(OBJECTIVE):
Transcribe the stretch of entries below from the line with "Clone this chart in Plotly." through the line with "totals = [a", exactly and with both ends included; leave out all other lines.

(EXERCISE DATA):
——

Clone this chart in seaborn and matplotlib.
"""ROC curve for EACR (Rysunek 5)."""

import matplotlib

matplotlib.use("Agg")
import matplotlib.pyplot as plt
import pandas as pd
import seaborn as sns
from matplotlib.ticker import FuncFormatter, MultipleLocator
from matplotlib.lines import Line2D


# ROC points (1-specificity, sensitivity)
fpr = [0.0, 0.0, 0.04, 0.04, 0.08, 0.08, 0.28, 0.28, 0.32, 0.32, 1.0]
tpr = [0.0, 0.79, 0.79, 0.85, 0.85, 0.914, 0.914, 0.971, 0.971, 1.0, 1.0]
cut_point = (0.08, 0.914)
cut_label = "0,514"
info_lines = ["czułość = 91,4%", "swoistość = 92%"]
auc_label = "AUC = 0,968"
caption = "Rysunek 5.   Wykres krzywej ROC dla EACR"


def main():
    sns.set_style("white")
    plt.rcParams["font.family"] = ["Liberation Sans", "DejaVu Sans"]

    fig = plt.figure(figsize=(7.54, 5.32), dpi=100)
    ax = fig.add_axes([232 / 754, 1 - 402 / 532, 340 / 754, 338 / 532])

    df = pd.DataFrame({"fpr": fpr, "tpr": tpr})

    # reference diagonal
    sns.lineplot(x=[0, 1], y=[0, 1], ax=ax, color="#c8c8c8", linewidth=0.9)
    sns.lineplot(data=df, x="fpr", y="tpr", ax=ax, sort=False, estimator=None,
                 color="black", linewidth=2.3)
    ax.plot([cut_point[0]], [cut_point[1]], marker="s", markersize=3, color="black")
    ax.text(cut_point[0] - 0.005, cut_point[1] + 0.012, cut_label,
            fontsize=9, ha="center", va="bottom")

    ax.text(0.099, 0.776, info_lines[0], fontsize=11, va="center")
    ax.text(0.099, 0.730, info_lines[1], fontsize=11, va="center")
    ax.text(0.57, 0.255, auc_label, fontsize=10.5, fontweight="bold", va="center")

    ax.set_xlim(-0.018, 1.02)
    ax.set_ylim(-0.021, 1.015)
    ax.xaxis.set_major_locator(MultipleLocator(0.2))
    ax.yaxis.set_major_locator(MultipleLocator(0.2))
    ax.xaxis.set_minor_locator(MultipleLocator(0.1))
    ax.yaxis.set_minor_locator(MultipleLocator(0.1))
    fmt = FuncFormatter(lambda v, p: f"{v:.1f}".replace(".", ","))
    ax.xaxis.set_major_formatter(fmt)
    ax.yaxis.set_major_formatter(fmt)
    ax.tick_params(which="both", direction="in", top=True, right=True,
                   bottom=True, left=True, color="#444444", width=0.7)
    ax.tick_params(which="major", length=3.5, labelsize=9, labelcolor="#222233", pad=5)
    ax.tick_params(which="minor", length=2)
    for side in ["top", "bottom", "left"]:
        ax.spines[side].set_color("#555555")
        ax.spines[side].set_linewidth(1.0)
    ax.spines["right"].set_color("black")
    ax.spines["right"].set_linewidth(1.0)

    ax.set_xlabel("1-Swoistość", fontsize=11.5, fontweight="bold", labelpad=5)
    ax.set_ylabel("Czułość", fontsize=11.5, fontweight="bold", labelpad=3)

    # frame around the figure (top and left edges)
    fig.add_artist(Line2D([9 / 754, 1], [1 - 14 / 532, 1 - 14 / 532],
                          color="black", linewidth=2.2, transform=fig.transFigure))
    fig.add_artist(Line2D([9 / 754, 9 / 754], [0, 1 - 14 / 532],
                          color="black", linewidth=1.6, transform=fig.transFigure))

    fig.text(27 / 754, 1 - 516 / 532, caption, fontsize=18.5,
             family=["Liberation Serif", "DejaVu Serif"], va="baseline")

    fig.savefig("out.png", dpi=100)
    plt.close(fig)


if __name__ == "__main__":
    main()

——

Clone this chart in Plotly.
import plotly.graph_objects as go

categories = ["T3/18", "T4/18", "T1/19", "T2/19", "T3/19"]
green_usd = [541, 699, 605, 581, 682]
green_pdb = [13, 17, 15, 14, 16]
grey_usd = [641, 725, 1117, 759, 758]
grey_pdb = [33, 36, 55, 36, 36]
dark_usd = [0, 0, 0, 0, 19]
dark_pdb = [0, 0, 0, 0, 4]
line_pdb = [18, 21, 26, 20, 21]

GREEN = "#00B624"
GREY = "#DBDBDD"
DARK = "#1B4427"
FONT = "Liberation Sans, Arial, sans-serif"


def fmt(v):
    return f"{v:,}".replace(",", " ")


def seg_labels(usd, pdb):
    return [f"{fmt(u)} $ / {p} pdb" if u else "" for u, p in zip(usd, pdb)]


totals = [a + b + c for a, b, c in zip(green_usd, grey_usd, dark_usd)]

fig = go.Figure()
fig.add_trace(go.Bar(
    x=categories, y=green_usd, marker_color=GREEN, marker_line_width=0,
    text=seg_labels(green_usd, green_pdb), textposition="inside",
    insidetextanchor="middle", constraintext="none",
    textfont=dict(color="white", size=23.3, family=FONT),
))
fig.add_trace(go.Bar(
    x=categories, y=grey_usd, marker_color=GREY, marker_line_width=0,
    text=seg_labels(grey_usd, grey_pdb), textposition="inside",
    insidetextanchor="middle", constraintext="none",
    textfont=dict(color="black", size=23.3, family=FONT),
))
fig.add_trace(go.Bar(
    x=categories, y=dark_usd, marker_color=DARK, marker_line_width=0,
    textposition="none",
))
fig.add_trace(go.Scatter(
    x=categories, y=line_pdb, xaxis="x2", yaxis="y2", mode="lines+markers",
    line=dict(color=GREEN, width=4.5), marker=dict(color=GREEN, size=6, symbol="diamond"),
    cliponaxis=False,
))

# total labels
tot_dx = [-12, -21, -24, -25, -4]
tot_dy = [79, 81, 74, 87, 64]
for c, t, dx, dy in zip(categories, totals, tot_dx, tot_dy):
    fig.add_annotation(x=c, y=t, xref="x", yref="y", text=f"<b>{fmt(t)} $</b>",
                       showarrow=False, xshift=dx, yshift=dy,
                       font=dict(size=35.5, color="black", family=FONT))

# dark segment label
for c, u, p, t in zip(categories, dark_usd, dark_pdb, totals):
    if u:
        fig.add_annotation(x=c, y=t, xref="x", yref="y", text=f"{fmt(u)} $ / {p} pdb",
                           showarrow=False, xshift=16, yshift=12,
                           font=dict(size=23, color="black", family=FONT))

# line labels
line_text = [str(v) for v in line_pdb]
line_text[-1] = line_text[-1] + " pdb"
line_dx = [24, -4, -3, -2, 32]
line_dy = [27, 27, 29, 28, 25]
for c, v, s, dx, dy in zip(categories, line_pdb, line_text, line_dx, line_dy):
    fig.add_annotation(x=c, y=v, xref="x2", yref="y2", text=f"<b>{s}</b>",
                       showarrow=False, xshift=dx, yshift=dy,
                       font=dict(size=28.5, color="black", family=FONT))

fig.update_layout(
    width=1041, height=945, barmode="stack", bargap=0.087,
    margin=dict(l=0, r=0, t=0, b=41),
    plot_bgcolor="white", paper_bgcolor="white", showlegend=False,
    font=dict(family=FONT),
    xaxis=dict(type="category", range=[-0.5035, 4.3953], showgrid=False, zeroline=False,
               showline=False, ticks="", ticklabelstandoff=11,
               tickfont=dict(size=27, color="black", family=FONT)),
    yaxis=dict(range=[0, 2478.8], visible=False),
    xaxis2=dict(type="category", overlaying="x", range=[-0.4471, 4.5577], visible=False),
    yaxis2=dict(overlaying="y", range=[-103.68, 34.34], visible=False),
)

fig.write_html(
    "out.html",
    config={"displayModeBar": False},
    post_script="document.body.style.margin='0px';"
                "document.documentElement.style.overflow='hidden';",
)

——

(EXERCISE OUTPUT):
Clone this chart in Plotly.
import plotly.graph_objects as go

categories = ["T3/18", "T4/18", "T1/19", "T2/19", "T3/19"]
green_usd = [541, 699, 605, 581, 682]
green_pdb = [13, 17, 15, 14, 16]
grey_usd = [641, 725, 1117, 759, 758]
grey_pdb = [33, 36, 55, 36, 36]
dark_usd = [0, 0, 0, 0, 19]
dark_pdb = [0, 0, 0, 0, 4]
line_pdb = [18, 21, 26, 20, 21]

GREEN = "#00B624"
GREY = "#DBDBDD"
DARK = "#1B4427"
FONT = "Liberation Sans, Arial, sans-serif"


def fmt(v):
    return f"{v:,}".replace(",", " ")


def seg_labels(usd, pdb):
    return [f"{fmt(u)} $ / {p} pdb" if u else "" for u, p in zip(usd, pdb)]


totals = [a + b + c for a, b, c in zip(green_usd, grey_usd, dark_usd)]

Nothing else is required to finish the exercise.